Diego and the other workers were encouraged to spit into the tubs holding gas and coca, and even pass spit-mugs around the camp, under the premise that saliva helped the extraction process. Workers were also encouraged to ash their cigarettes into the vats, perhaps because traditional coca chewers sometimes added a dab of quicklime or the ash of burned quinoa plants to their wad of coca. (Diego said he wasn't sure why.)

Then there were the unauthorized additives. "Sometimes we'd piss or shit in the vats, just to be fuckers," Diego said. "Only the rich use cocaine, and we thought it was funny."

THEY WERE SHOT—TO PROVE A POINT

The territory where Diego was working—he still isn't 100 percent sure where they were—was a death zone. The paramilitaries and guerrillas were fighting upriver, and he said that sometimes when he went to fetch water, he'd see dead bodies or severed limbs floating past.
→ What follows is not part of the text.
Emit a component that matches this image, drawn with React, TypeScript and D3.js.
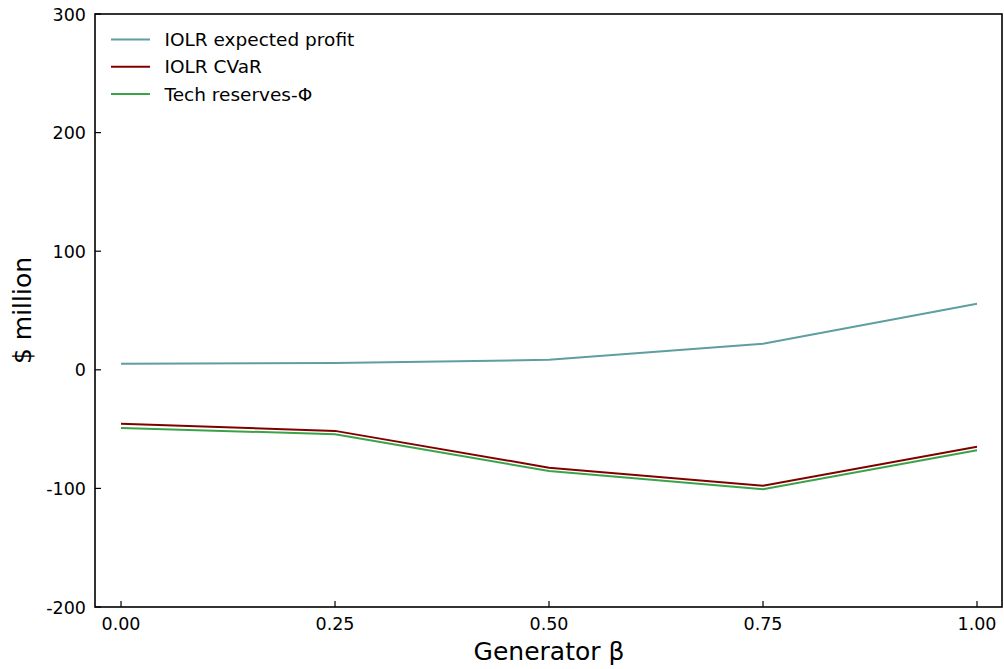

"I often heard people say things like, 'Yesterday I saw four bodies going down,'" Diego said. "All the time, people were talking about bodies. A lot of times they were tied together, big groups of people."

Stories circulated from the guerrillas to the workers about small bands of soldiers who "went to make some business away from the group" and were savaged by larger groups of paramilitaries: "First they cut their hands off, then they cut their legs, and then they'd kill them." The threat of infighting and defection was constant, as workers felt the tempting urge to abscond with packages of paste and sell them on their own.

Then, of course, there was the guerrilla war. In nearby villages, guerrillas and paramilitaries enforced curfews, telling villagers to "go to bed early, because if we see anyone walking around after 10 pm, we'll kill them." They also went from village to village, Diego said, conscripting boys for their armies, sometimes leaving notes under people's doors ordering them to bring their sons to the town center (the church, the plaza) at a certain time. If anyone refused, the soldiers might return to murder the entire family.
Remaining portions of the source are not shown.